Tuesday, April 19, 2011

Fast and Easy Veggie Burritos and A Big Announcement

So it has been a ridiculously long time since my last post and for this I am very sorry. It's not that I have forgotten about this little blog, I just have been cooking very basic dishes that I've made a million times or relying on take out. Why do this when usually I love creating new things and get bored of too much repetition, you might ask? The reason is simple and very exciting...I'm pregnant! And for anyone who has been through it themselves, or knows anyone who has, the first trimester is not a time to be whipping up exotic new creations and experimenting with new flavors. If you're nausea doesn't prevent you from entering the kitchen altogether, the exhaustion will keep you from putting in much effort when all you want to do is eat something that sounds remotely appealing and then lay back down.  I was fortunate in that I did have nights where I was able to cook simple dinners for me and my hubby. But as far as creating new recipes and then writing about them, that was more than I could handle.
I did, however, manage to take some pictures of a couple of the things I made over the last few weeks. Now that I am feeling better and have more energy, I will share them with you. This first one is a great recipe to have in your arsenal since you can always have the ingredients on hand and it takes very little time to whip together. Like many of my recipes, this one is based on a recipe my mom used to make us as kids. It's always fun to eat things with your hands and there's lots of healthy things all mixed together with flavorful spices. Although I generally like to use fresh produce, frozen is almost as good and great when you haven't been to the store in awhile and don't feel like making an extra trip. We used flour tortillas growing up but if you prefer corn, or can't eat the flour ones like me, those work just as well. I'd probably just heat up a few more since they tend to be much smaller. Feel free to play around with the toppings, adding whatever you have or whatever sounds good, like sour cream, hot sauce, avocados, etc.

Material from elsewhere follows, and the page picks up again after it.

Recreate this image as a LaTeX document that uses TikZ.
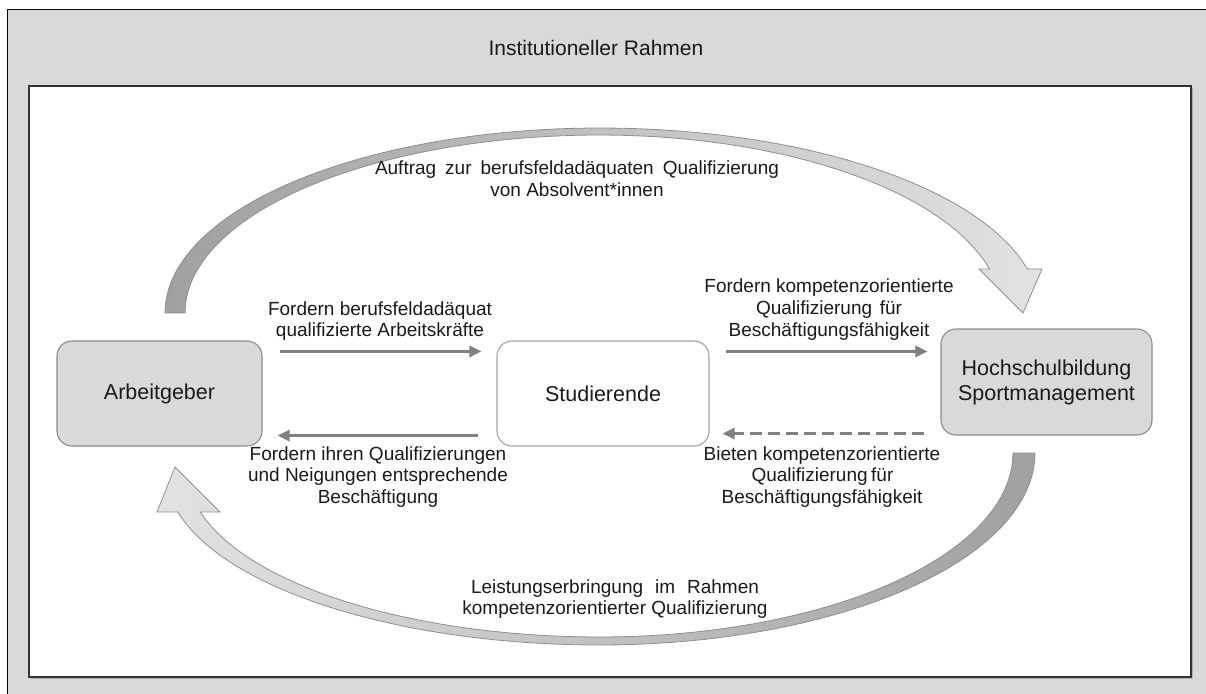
\documentclass[tikz,border=0pt]{standalone}
\usepackage{fontspec}
\setmainfont{Liberation Sans}
\usetikzlibrary{arrows.meta}
\definecolor{framegray}{HTML}{D9D9D9}
\definecolor{boxfill}{HTML}{D9D9D9}
\definecolor{boxline}{HTML}{8C8C8C}
\definecolor{flowgray}{HTML}{808080}
\definecolor{edgegray}{HTML}{8F8F8F}
\definecolor{darkshade}{HTML}{A0A0A0}
\definecolor{lightshade}{HTML}{E2E2E2}
\definecolor{txt}{HTML}{1A1A1A}
\newcommand{\mynodefont}{\fontsize{21.5}{25}\selectfont}
\newcommand{\mylabelfont}{\fontsize{19}{21.8}\selectfont}
% a line of text spread out to a given width
\newcommand{\spread}[2]{\makebox[#1][s]{#2}}
\begin{document}
\begin{tikzpicture}[x=1pt,y=-1pt,
  box/.style={draw=boxline, line width=1.1pt, rounded corners=15pt,
    font=\mynodefont, align=center, text=txt, inner sep=0pt},
  lbl/.style={font=\mylabelfont, align=center, text=txt, inner sep=0pt},
  flow/.style={draw=flowgray, line width=3.4pt,
    -{Triangle[length=12pt,width=11pt]}},
  bigarrow/.style={draw=edgegray, line width=0.8pt}]

\useasboundingbox (0,0) rectangle (1206,693);

% outer frame and inner field
\fill[white] (0,0) rectangle (1206,693);
\fill[framegray] (7.5,9.5) rectangle (1215,705);
\draw[black, line width=1.4pt] (7.5,705) -- (7.5,9.5) -- (1215,9.5);
\fill[white] (29,86) rectangle (1191,677);
\draw[gray!60, line width=1.2pt] (30.5,678.5) -- (1192.5,678.5) -- (1192.5,87.5);
\draw[black!80, line width=1.2pt] (29,86) rectangle (1191,677);

\node[font=\fontsize{21}{25}\selectfont, text=txt] (title) at (596,48) {Institutioneller Rahmen};

% upper curved arrow (Arbeitgeber -> Hochschule)
\path[bigarrow, left color=darkshade, right color=lightshade]
  (165,313)
  -- plot[domain=180:270, samples=50] ({600+435*cos(\x)},{313+185*sin(\x)})
  -- plot[domain=270:346.2, samples=30] ({600+440*cos(\x)},{313+185*sin(\x)})
  -- (1042,269) -- (1023,313) -- (979,269)
  -- plot[domain=345.7:270, samples=30] ({600+402*cos(\x)},{313+178*sin(\x)})
  -- plot[domain=270:180, samples=50] ({600+415*cos(\x)},{313+178*sin(\x)})
  -- cycle;

% lower curved arrow (Hochschule -> Arbeitgeber)
\path[bigarrow, left color=lightshade, right color=darkshade]
  (1035,453)
  -- plot[domain=0:90, samples=40] ({600+435*cos(\x)},{453+192*sin(\x)})
  -- plot[domain=90:166.1, samples=40] ({600+435*cos(\x)},{470+175*sin(\x)})
  -- (157,512) -- (175,467) -- (220,512)
  -- plot[domain=165.4:90, samples=40] ({600+413*cos(\x)},{470+167*sin(\x)})
  -- plot[domain=90:0, samples=40] ({600+413*cos(\x)},{453+184*sin(\x)})
  -- cycle;

% actors
\node[box, fill=boxfill, minimum width=205pt, minimum height=105pt] (arb) at (159.5,393.5) {Arbeitgeber};
\node[box, fill=white, draw=boxline!80, minimum width=212pt, minimum height=105pt] (stud) at (603,393.5) {Studierende};
\node[box, fill=boxfill, minimum width=211pt, minimum height=106pt] (hoch) at (1046.5,382) {Hochschulbildung\\Sportmanagement};

% exchanges between the actors
\draw[flow] ([shift={(17,11)}]arb.north east) -- ([shift={(-15,11)}]stud.north west);
\draw[flow] ([shift={(-18,-11)}]stud.south west) -- ([shift={(15,-11)}]arb.south east);
\draw[flow] ([shift={(16,11)}]stud.north east) -- ([shift={(-13,23)}]hoch.north west);
\draw[flow, dash pattern=on 12pt off 6pt] ([shift={(-16,-2)}]hoch.south west) -- ([shift={(13,-13)}]stud.south east);

% labels
\node[lbl] (l1) at (577,179) {\spread{404pt}{Auftrag zur berufsfeldadäquaten Qualifizierung}\\von Absolvent*innen};
\node[lbl] (l2) at (380,321) {Fordern berufsfeldadäquat\\qualifizierte Arbeitskräfte};
\node[lbl] (l3) at (829,309.5) {Fordern kompetenzorientierte\\\spread{146pt}{Qualifizierung für}\\Beschäftigungsfähigkeit};
\node[lbl] (l4) at (378,477) {Fordern ihren Qualifizierungen\\und Neigungen entsprechende\\Beschäftigung};
\node[lbl] (l5) at (822,477) {Bieten kompetenzorientierte\\\spread{141pt}{Qualifizierung für}\\Beschäftigungsfähigkeit};
\node[lbl] (l6) at (615,599) {\spread{288pt}{Leistungserbringung im Rahmen}\\kompetenzorientierter Qualifizierung};
\end{tikzpicture}
\end{document}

Fast and Easy Veggie Burritos (serves 4)
  • 8 10-inch flour tortillas
  • 1 tbsp vegetable or olive oil
  • 2 carrots, peeled and chopped into matchsticks or small cubes
  • 1 small onion, peeled and chopped
  • 1 clove garlic, minced
  • 1 8oz can tomato sauce
  • 1 16oz bag frozen broccoli florets, thawed and drained
  • 1 10oz bag frozen corn, thawed and drained
  • 1 15oz can black beans, rinsed and drained
  • 1 tbsp chili powder
  • 1/2 tsp ground cumin
  • Dash, or more, of hot sauce, depending on your taste
  • 1/2 tsp salt, or to taste
  • 1/4 tsp black pepper, or to taste
  • Shredded Cheddar or your favorite cheese
  • Salsa, sour cream, or any topping of your choice
Heat oil in a large skillet over medium heat.
Saute onion, carrot and garlic for a few minutes to soften. Season with a pinch of salt and pepper.
Stir in tomato sauce, broccoli, corn, black beans, chili powder, cumin and hot sauce. Season with more salt and pepper, to taste.
Cover and let the mixture simmer for about 5-8 minutes, until everything is heated through.
Warm the tortillas in a low oven or, covered, in the microwave.
Serve the burrito mixture in the tortillas topped with cheese and any other toppings you like.